- Prof. Allott
- Born: 1920 Fulham, London, England
- Died: 2010 (aged 89–90) Liverpool, England
- Occupation: Professor
- Employers: Liverpool University; Birkbeck College;

= Miriam Allott =

English literary scholar (1920–2010)

Miriam Allott or Miriam Farris; Miriam Farris Allott; Miriam Allott-Farris (1920–2010) was an English literary scholar. She was a professor in Liverpool and at Birkbeck College.

==Life==
Allott was born in Cairo or Fulham in 1920. This was just after her father Labib Farris who was an Egyptian medical student and her mother Ada Violet Rennie married. She studied in Cairo and the Froebel Demonstration School at the same time as Iris Murdoch. She then went to Liverpool University. After her degree in general studies she taught and studied for a doctorate in English literature on Henry James. She was supervised by her future husband, Kenneth Allott. She became a lecturer in Liverpool University in 1948.

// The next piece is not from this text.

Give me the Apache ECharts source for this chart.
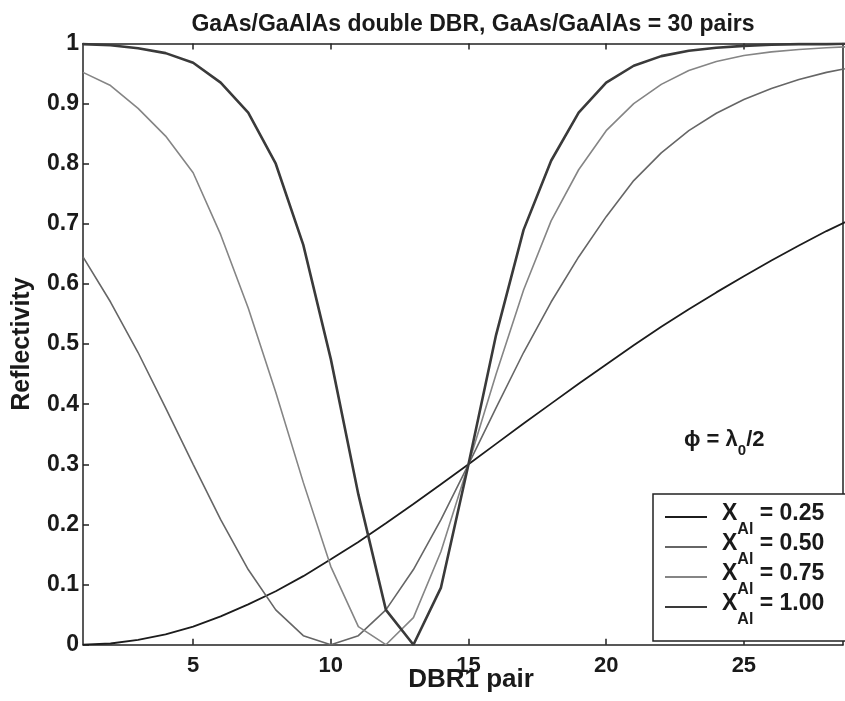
<!DOCTYPE html>
<html>
<head>
<meta charset="utf-8">
<script src="https://cdn.jsdelivr.net/npm/echarts@6/dist/echarts.min.js"></script>
<style>
  html, body { margin: 0; padding: 0; background: #ffffff; }
  #chart { width: 845px; height: 701px; }
</style>
</head>
<body>
<div id="chart"></div>
<script>
// Number of pairs in the first DBR
const pairs = [1, 2, 3, 4, 5, 6, 7, 8, 9, 10, 11, 12, 13, 14, 15, 16, 17, 18, 19, 20,
               21, 22, 23, 24, 25, 26, 27, 28, 29];

// Al mole fraction of each curve
const xAl = ['0.25', '0.50', '0.75', '1.00'];

// Reflectivity of the double DBR for each Al fraction
const r025 = [0.000, 0.002, 0.008, 0.017, 0.030, 0.047, 0.067, 0.089, 0.114, 0.142,
              0.171, 0.202, 0.234, 0.267, 0.300, 0.334, 0.368, 0.401, 0.434, 0.466,
              0.498, 0.529, 0.558, 0.586, 0.613, 0.639, 0.664, 0.688, 0.710];
const r050 = [0.645, 0.570, 0.486, 0.394, 0.300, 0.208, 0.125, 0.058, 0.015, 0.000,
              0.015, 0.058, 0.125, 0.208, 0.300, 0.394, 0.486, 0.570, 0.645, 0.712,
              0.772, 0.818, 0.855, 0.884, 0.907, 0.925, 0.940, 0.952, 0.961];
const r075 = [0.952, 0.930, 0.892, 0.846, 0.785, 0.682, 0.560, 0.420, 0.270, 0.130,
              0.030, 0.000, 0.045, 0.155, 0.300, 0.450, 0.590, 0.705, 0.790, 0.855,
              0.900, 0.932, 0.955, 0.970, 0.980, 0.986, 0.990, 0.993, 0.995];
const r100 = [0.999, 0.997, 0.992, 0.984, 0.968, 0.935, 0.885, 0.800, 0.665, 0.475,
              0.250, 0.058, 0.000, 0.095, 0.300, 0.515, 0.690, 0.805, 0.885, 0.935,
              0.963, 0.979, 0.988, 0.993, 0.996, 0.998, 0.999, 0.999, 1.000];

// Axis ticks
const xTicks = [5, 10, 15, 20, 25];
const yTicks = [0, 0.1, 0.2, 0.3, 0.4, 0.5, 0.6, 0.7, 0.8, 0.9, 1];

const curves = [r025, r050, r075, r100];
const colors = ['#1c1c1c', '#666666', '#858585', '#3a3a3a'];
const widths = [1.8, 1.6, 1.6, 2.6];

const FONT = "'Liberation Sans', Arial, Helvetica, sans-serif";
const INK = '#1a1a1a';

const chart = echarts.init(document.getElementById('chart'), null, { renderer: 'canvas' });

const series = curves.map((vals, k) => ({
  name: 'X_Al = ' + xAl[k],
  type: 'line',
  data: pairs.map((n, i) => [n, vals[i]]),
  symbol: 'none',
  clip: true,
  color: colors[k],
  lineStyle: { color: colors[k], width: widths[k] },
  z: 2 + k
}));

const axisLineStyle = { color: '#222222', width: 1.5 };

chart.setOption({
  animation: false,
  backgroundColor: '#ffffff',
  title: {
    text: 'GaAs/GaAlAs double DBR, GaAs/GaAlAs = 30 pairs',
    left: 468,
    top: 8,
    textAlign: 'center',
    textStyle: { fontFamily: FONT, fontWeight: 'bold', fontSize: 23, color: INK }
  },
  grid: { left: 83, right: 2, top: 43.5, bottom: 56.3, containLabel: false, outerBoundsMode: 'none' },
  legend: {
    orient: 'vertical',
    left: 665,
    top: 502,
    padding: 0,
    itemGap: -6,
    itemWidth: 42,
    itemHeight: 2,
    icon: 'rect',
    selectedMode: false,
    formatter: function (name) {
      const v = name.split('= ')[1];
      return '{x|X}{s|Al}{v| = ' + v + '}';
    },
    textStyle: {
      padding: [0, 0, 0, 10],
      rich: {
        x: { fontFamily: FONT, fontWeight: 'bold', fontSize: 23, color: INK, lineHeight: 30, verticalAlign: 'top' },
        s: { fontFamily: FONT, fontWeight: 'bold', fontSize: 16, color: INK, lineHeight: 16, verticalAlign: 'top', padding: [20, 0, 0, 0] },
        v: { fontFamily: FONT, fontWeight: 'bold', fontSize: 23, color: INK, lineHeight: 30, verticalAlign: 'top' }
      }
    },
    data: series.map(s => s.name)
  },
  graphic: [
    {
      type: 'rect',
      z: 3,
      shape: { x: 653, y: 494, width: 200, height: 147 },
      style: { fill: '#ffffff', stroke: '#222222', lineWidth: 1.5 }
    },
    {
      type: 'text',
      z: 3,
      left: 684,
      top: 429,
      style: {
        text: '{a|ϕ = λ}{s|0}{a|/2}',
        rich: {
          a: { fontFamily: FONT, fontWeight: 'bold', fontSize: 22, fill: INK, lineHeight: 26, verticalAlign: 'top' },
          s: { fontFamily: FONT, fontWeight: 'bold', fontSize: 15, fill: INK, lineHeight: 15, verticalAlign: 'top', padding: [14, 0, 0, 0] }
        }
      }
    }
  ],
  xAxis: [
    {
      type: 'value',
      min: 1,
      max: 28.6,
      name: 'DBR1 pair',
      nameLocation: 'middle',
      nameGap: 22,
      nameMoveOverlap: false,
      nameTextStyle: { fontFamily: FONT, fontWeight: 'bold', fontSize: 26, color: INK, padding: [0, 0, 0, 16] },
      axisLine: { show: true, onZero: false, lineStyle: axisLineStyle },
      axisTick: { show: true, inside: true, length: 6, lineStyle: axisLineStyle, customValues: xTicks },
      axisLabel: { show: true, margin: 10, fontFamily: FONT, fontWeight: 'bold', fontSize: 22, color: INK, customValues: xTicks },
      splitLine: { show: false }
    },
    {
      type: 'value',
      position: 'top',
      min: 1,
      max: 28.6,
      axisLine: { show: true, onZero: false, lineStyle: axisLineStyle },
      axisTick: { show: true, inside: true, length: 6, lineStyle: axisLineStyle, customValues: xTicks },
      axisLabel: { show: false },
      splitLine: { show: false }
    }
  ],
  yAxis: [
    {
      type: 'value',
      min: 0,
      max: 1,
      interval: 0.1,
      name: 'Reflectivity',
      nameLocation: 'middle',
      nameGap: 48,
      nameMoveOverlap: false,
      nameTextStyle: { fontFamily: FONT, fontWeight: 'bold', fontSize: 25, color: INK },
      axisLine: { show: true, onZero: false, lineStyle: axisLineStyle },
      axisTick: { show: true, inside: true, length: 6, lineStyle: axisLineStyle },
      axisLabel: {
        show: true, margin: 4, fontFamily: FONT, fontWeight: 'bold', fontSize: 23, color: INK,
        customValues: yTicks,
        formatter: v => String(Math.round(v * 10) / 10)
      },
      splitLine: { show: false }
    },
    {
      type: 'value',
      position: 'right',
      min: 0,
      max: 1,
      interval: 0.1,
      axisLine: { show: true, onZero: false, lineStyle: axisLineStyle },
      axisTick: { show: false },
      axisLabel: { show: false },
      splitLine: { show: false }
    }
  ],
  series: series
});
</script>
</body>
</html>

Her husband's first marriage ended in 1950 and she married him on 1 June 1951. His position as the Andrew Cecil Bradley Professor of Modern English Literature at Liverpool University was taken over by his wife after his death; by 1981 she was a professor at Birkbeck College.

Allott died in Liverpool in 2010. She had published a selection of Keats' poetry and Novelists on the Novel in 1959. She left her wealth to fund a lecturer at Liverpool University. She was also a collector and left her collections to the university and its own Victoria Gallery and Museum.